+++ INFORMATION PROVIDED +++

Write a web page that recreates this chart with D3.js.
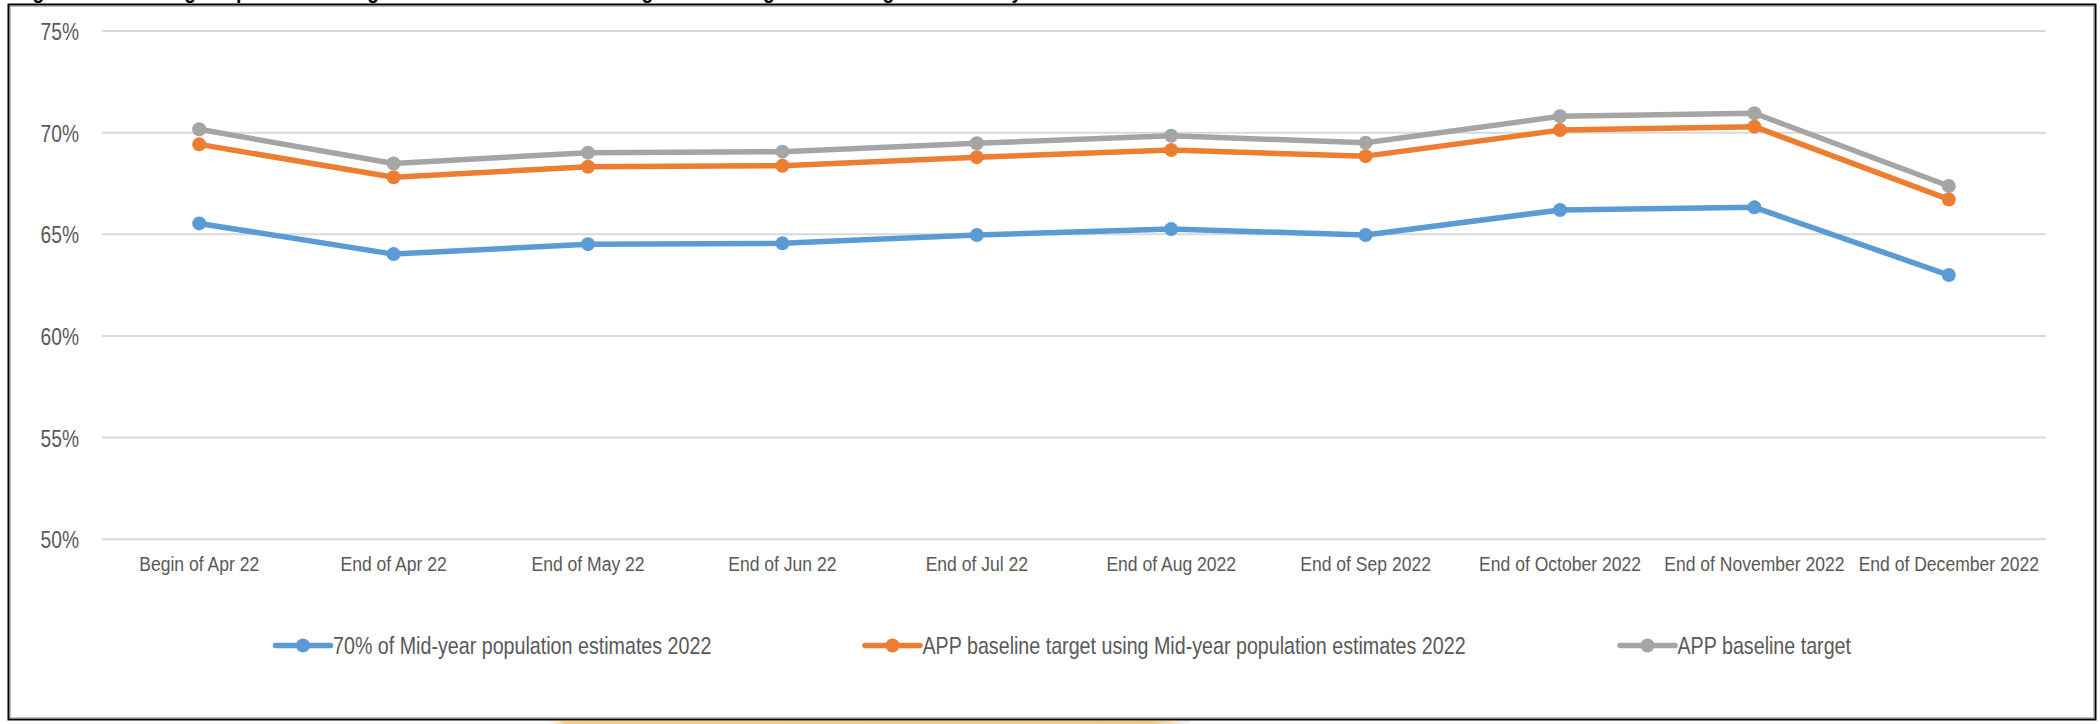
<!DOCTYPE html>
<html>
<head>
<meta charset="utf-8">
<script src="https://cdn.jsdelivr.net/npm/d3@7/dist/d3.min.js"></script>
<style>
  html, body { margin: 0; padding: 0; background: #ffffff; }
  svg { display: block; }
</style>
</head>
<body>
<svg id="chart" width="2100" height="724"></svg>
<script>
// ---------------- data ----------------
const categories = [
  "Begin of Apr 22", "End of Apr 22", "End of May 22", "End of Jun 22", "End of Jul 22",
  "End of Aug 2022", "End of Sep 2022", "End of October 2022", "End of November 2022", "End of December 2022"
];
const seriesNames = [
  "70% of Mid-year population estimates 2022",
  "APP baseline target using Mid-year population estimates 2022",
  "APP baseline target"
];
const midYear70 = [65.51, 64.00, 64.49, 64.53, 64.94, 65.23, 64.94, 66.17, 66.30, 62.97];
const appMidYear = [69.40, 67.78, 68.30, 68.35, 68.77, 69.12, 68.82, 70.10, 70.27, 66.69];
const appBaseline = [70.14, 68.46, 68.99, 69.04, 69.45, 69.82, 69.48, 70.78, 70.93, 67.35];
const yTicks = [50, 55, 60, 65, 70, 75];
const titleText = "Figure 1: Percentage of persons having received at least one dose against the targets and the goal of 2022 by month";

// ---------------- layout ----------------
const W = 2100, H = 724;
const plot = { left: 102, right: 2046, top: 30.5, bottom: 538.7 };
const colors = ["#5B9BD5", "#ED7D31", "#A5A5A5"];
const textColor = "#595959";
const FONT = "'Liberation Sans', Arial, Helvetica, sans-serif";

const svg = d3.select("#chart");
svg.append("rect").attr("width", W).attr("height", H).attr("fill", "#ffffff");

// clipped title above the frame (only descenders visible)
svg.append("text")
  .attr("transform", "translate(15.4,-2) scale(0.88,1)")
  .attr("font-family", FONT).attr("font-weight", "bold").attr("font-size", 22)
  .attr("fill", "#000").text(titleText);

// yellow strip below frame
const defs = svg.append("defs");
const grad = defs.append("linearGradient").attr("id", "ystrip").attr("x1", "0").attr("x2", "1");
[[0, "#ffffff", 0], [0.03, "#FCCB80", 1], [0.94, "#FCC77A", 1], [0.97, "#F4E3B8", 1], [1, "#EAF2FA", 0.6]]
  .forEach(s => grad.append("stop").attr("offset", s[0]).attr("stop-color", s[1]).attr("stop-opacity", s[2]));
svg.append("rect").attr("x", 545).attr("y", 721).attr("width", 645).attr("height", 3).attr("fill", "url(#ystrip)");

// frame
svg.append("rect").attr("x", 10.5).attr("y", 6.5).attr("width", 2083).attr("height", 711)
  .attr("fill", "none").attr("stroke", "#BFBFBF").attr("stroke-width", 1);
svg.append("rect").attr("x", 8.5).attr("y", 4.5).attr("width", 2087).attr("height", 715)
  .attr("fill", "none").attr("stroke", "#000").attr("stroke-width", 2);

// ---------------- scales ----------------
const x = d3.scaleBand().domain(categories).range([plot.left, plot.right]).paddingInner(0).paddingOuter(0);
const y = d3.scaleLinear().domain([50, 75]).range([plot.bottom, plot.top]);
const cx = c => x(c) + x.bandwidth() / 2;

// y axis with gridlines
const yScaleX = 0.8;
const yAxis = svg.append("g").attr("transform", `translate(${plot.left},0)`)
  .call(d3.axisLeft(y).tickValues(yTicks).tickFormat(d => d + "%")
    .tickSize(-(plot.right - plot.left)).tickPadding(23));
yAxis.select(".domain").remove();
yAxis.selectAll(".tick line").attr("stroke", "#D9D9D9").attr("stroke-width", 2);
yAxis.selectAll(".tick text")
  .attr("font-family", FONT).attr("font-size", 24).attr("fill", textColor)
  .attr("x", -23 / yScaleX).attr("dy", null).attr("y", 9)
  .attr("transform", `scale(${yScaleX},1)`);

// x axis labels
const xScaleX = 0.877;
const xAxis = svg.append("g").attr("transform", `translate(0,${plot.bottom})`)
  .call(d3.axisBottom(x).tickSize(0));
xAxis.select(".domain").remove();
xAxis.selectAll(".tick text")
  .attr("font-family", FONT).attr("font-size", 20).attr("fill", textColor)
  .attr("dy", null).attr("y", 32.3)
  .attr("transform", `scale(${xScaleX},1)`);

// ---------------- series ----------------
const seriesData = [midYear70, appMidYear, appBaseline];
const line = d3.line().x((d, i) => cx(categories[i])).y(d => y(d));
const drawOrder = [2, 1, 0];
drawOrder.forEach(si => {
  const g = svg.append("g");
  g.append("path").datum(seriesData[si]).attr("d", line)
    .attr("fill", "none").attr("stroke", colors[si]).attr("stroke-width", 5.5)
    .attr("stroke-linejoin", "round").attr("stroke-linecap", "round");
  g.selectAll("circle").data(seriesData[si]).join("circle")
    .attr("cx", (d, i) => cx(categories[i])).attr("cy", d => y(d)).attr("r", 7)
    .attr("fill", colors[si]);
});

// ---------------- legend ----------------
const legendY = 645.5;
const legendX = [275.5, 865, 1620];
const legScaleX = 0.82;
seriesNames.forEach((name, i) => {
  const g = svg.append("g").attr("transform", `translate(${legendX[i]},${legendY})`);
  g.append("line").attr("x1", 0).attr("x2", 55).attr("y1", 0).attr("y2", 0)
    .attr("stroke", colors[i]).attr("stroke-width", 5.5).attr("stroke-linecap", "round");
  g.append("circle").attr("cx", 27.5).attr("cy", 0).attr("r", 7).attr("fill", colors[i]);
  g.append("text").attr("transform", `translate(57.5,8) scale(${legScaleX},1)`)
    .attr("font-family", FONT).attr("font-size", 24).attr("fill", textColor).text(name);
});
</script>
</body>
</html>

+++

• WORK TO DO: Quote the listing above in full, except for the pictures.

• WRITTEN RESPONSE:
Write a web page that recreates this chart with D3.js.
<!DOCTYPE html>
<html>
<head>
<meta charset="utf-8">
<script src="https://cdn.jsdelivr.net/npm/d3@7/dist/d3.min.js"></script>
<style>
  html, body { margin: 0; padding: 0; background: #ffffff; }
  svg { display: block; }
</style>
</head>
<body>
<svg id="chart" width="2100" height="724"></svg>
<script>
// ---------------- data ----------------
const categories = [
  "Begin of Apr 22", "End of Apr 22", "End of May 22", "End of Jun 22", "End of Jul 22",
  "End of Aug 2022", "End of Sep 2022", "End of October 2022", "End of November 2022", "End of December 2022"
];
const seriesNames = [
  "70% of Mid-year population estimates 2022",
  "APP baseline target using Mid-year population estimates 2022",
  "APP baseline target"
];
const midYear70 = [65.51, 64.00, 64.49, 64.53, 64.94, 65.23, 64.94, 66.17, 66.30, 62.97];
const appMidYear = [69.40, 67.78, 68.30, 68.35, 68.77, 69.12, 68.82, 70.10, 70.27, 66.69];
const appBaseline = [70.14, 68.46, 68.99, 69.04, 69.45, 69.82, 69.48, 70.78, 70.93, 67.35];
const yTicks = [50, 55, 60, 65, 70, 75];
const titleText = "Figure 1: Percentage of persons having received at least one dose against the targets and the goal of 2022 by month";

// ---------------- layout ----------------
const W = 2100, H = 724;
const plot = { left: 102, right: 2046, top: 30.5, bottom: 538.7 };
const colors = ["#5B9BD5", "#ED7D31", "#A5A5A5"];
const textColor = "#595959";
const FONT = "'Liberation Sans', Arial, Helvetica, sans-serif";

const svg = d3.select("#chart");
svg.append("rect").attr("width", W).attr("height", H).attr("fill", "#ffffff");

// clipped title above the frame (only descenders visible)
svg.append("text")
  .attr("transform", "translate(15.4,-2) scale(0.88,1)")
  .attr("font-family", FONT).attr("font-weight", "bold").attr("font-size", 22)
  .attr("fill", "#000").text(titleText);

// yellow strip below frame
const defs = svg.append("defs");
const grad = defs.append("linearGradient").attr("id", "ystrip").attr("x1", "0").attr("x2", "1");
[[0, "#ffffff", 0], [0.03, "#FCCB80", 1], [0.94, "#FCC77A", 1], [0.97, "#F4E3B8", 1], [1, "#EAF2FA", 0.6]]
  .forEach(s => grad.append("stop").attr("offset", s[0]).attr("stop-color", s[1]).attr("stop-opacity", s[2]));
svg.append("rect").attr("x", 545).attr("y", 721).attr("width", 645).attr("height", 3).attr("fill", "url(#ystrip)");

// frame
svg.append("rect").attr("x", 10.5).attr("y", 6.5).attr("width", 2083).attr("height", 711)
  .attr("fill", "none").attr("stroke", "#BFBFBF").attr("stroke-width", 1);
svg.append("rect").attr("x", 8.5).attr("y", 4.5).attr("width", 2087).attr("height", 715)
  .attr("fill", "none").attr("stroke", "#000").attr("stroke-width", 2);

// ---------------- scales ----------------
const x = d3.scaleBand().domain(categories).range([plot.left, plot.right]).paddingInner(0).paddingOuter(0);
const y = d3.scaleLinear().domain([50, 75]).range([plot.bottom, plot.top]);
const cx = c => x(c) + x.bandwidth() / 2;

// y axis with gridlines
const yScaleX = 0.8;
const yAxis = svg.append("g").attr("transform", `translate(${plot.left},0)`)
  .call(d3.axisLeft(y).tickValues(yTicks).tickFormat(d => d + "%")
    .tickSize(-(plot.right - plot.left)).tickPadding(23));
yAxis.select(".domain").remove();
yAxis.selectAll(".tick line").attr("stroke", "#D9D9D9").attr("stroke-width", 2);
yAxis.selectAll(".tick text")
  .attr("font-family", FONT).attr("font-size", 24).attr("fill", textColor)
  .attr("x", -23 / yScaleX).attr("dy", null).attr("y", 9)
  .attr("transform", `scale(${yScaleX},1)`);

// x axis labels
const xScaleX = 0.877;
const xAxis = svg.append("g").attr("transform", `translate(0,${plot.bottom})`)
  .call(d3.axisBottom(x).tickSize(0));
xAxis.select(".domain").remove();
xAxis.selectAll(".tick text")
  .attr("font-family", FONT).attr("font-size", 20).attr("fill", textColor)
  .attr("dy", null).attr("y", 32.3)
  .attr("transform", `scale(${xScaleX},1)`);

// ---------------- series ----------------
const seriesData = [midYear70, appMidYear, appBaseline];
const line = d3.line().x((d, i) => cx(categories[i])).y(d => y(d));
const drawOrder = [2, 1, 0];
drawOrder.forEach(si => {
  const g = svg.append("g");
  g.append("path").datum(seriesData[si]).attr("d", line)
    .attr("fill", "none").attr("stroke", colors[si]).attr("stroke-width", 5.5)
    .attr("stroke-linejoin", "round").attr("stroke-linecap", "round");
  g.selectAll("circle").data(seriesData[si]).join("circle")
    .attr("cx", (d, i) => cx(categories[i])).attr("cy", d => y(d)).attr("r", 7)
    .attr("fill", colors[si]);
});

// ---------------- legend ----------------
const legendY = 645.5;
const legendX = [275.5, 865, 1620];
const legScaleX = 0.82;
seriesNames.forEach((name, i) => {
  const g = svg.append("g").attr("transform", `translate(${legendX[i]},${legendY})`);
  g.append("line").attr("x1", 0).attr("x2", 55).attr("y1", 0).attr("y2", 0)
    .attr("stroke", colors[i]).attr("stroke-width", 5.5).attr("stroke-linecap", "round");
  g.append("circle").attr("cx", 27.5).attr("cy", 0).attr("r", 7).attr("fill", colors[i]);
  g.append("text").attr("transform", `translate(57.5,8) scale(${legScaleX},1)`)
    .attr("font-family", FONT).attr("font-size", 24).attr("fill", textColor).text(name);
});
</script>
</body>
</html>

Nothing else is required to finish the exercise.